AI-enabled decision intelligence driving enterprise success

Report by IDC and commissioned by Aera Technology describes what every executive and enterprise needs to know about AI-powered decision intelligence

Leading organisations are using AI, analytics and data to generate value for their customers, employees, partners, investors and communities, according to a report by IDC commissioned by Decision Intelligence company Aera Technology.

The new whitepaper, ‘What Every Executive Needs to Know About AI-Powered Decision Intelligence,’ and global survey of Fortune 1000 companies found decision velocity and AI-enabled decision making are key factors in value generation, revealing 75% of executive, VP and director-level respondents expect to gain significant or very significant improvements if investments in Decision Intelligence initiatives are made. 

The IDC research also revealed Decision Intelligence drove up to 20% improvement across product and service innovation, employee productivity, customer and employee retention, and more, since last fiscal year.

“While today’s headlines speculate about potential benefits and the future of AI, our research indicates that leading organisations are using AI, analytics, and data to generate value for their customers, employees, partners, investors, and communities,” said Dan Vesset, Group Vice President, Analytics and Information Management at IDC. “What unites these organisations are clear goals and KPIsto measure them, investments to accelerate decision velocity, and pragmatic use of enabling AI, analytics and data technologies and skills.”

Enterprises see the potential in AI-enabled decision making

The report highlights key factors contributing to decision-making challenges — including the number of variables to consider when making decisions, lack of access to the required data, difficulties integrating the necessary technology, and more. IDC revealed that 33% of decisions are made primarily based on intuition and experience and 25% of decisions that should be made are not.  

There was also a disconnect found between executives’ understanding of lower-level, in-the-field decision making practices of employees — respondents sharing that only 55% of executives mostly, or fully, know how these decisions are made.

However, enterprises see the potential in AI-enabled decision making and characteristics of the leaders support the value: with nearly double the number of leaders vs followers (33% vs 17%) indicated that they have a program for ongoing monitoring, review, and transformation of decision-making processes.

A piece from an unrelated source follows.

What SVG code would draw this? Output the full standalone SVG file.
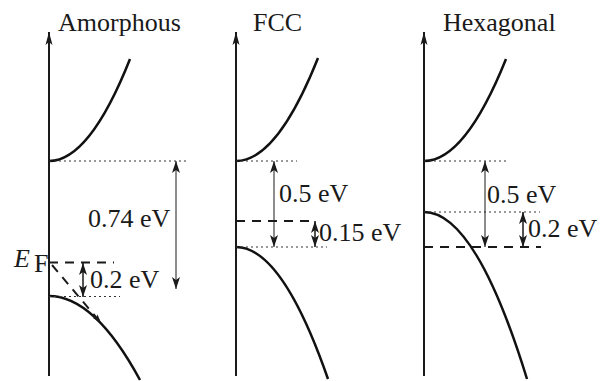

“IDC’s research clearly shows the value creation divide among enterprises operationalizing decision intelligence and those that are not,” said Fred Laluyaux, CEO at Aera Technology. “The next wave of enterprise digital transformation can no longer be another data lake or planning tool. People must be empowered with innovative, intuitive technology that accelerates accurate decision making at scale and enables companies to be self-driving, self-learning, and ready to compete in a digital world.”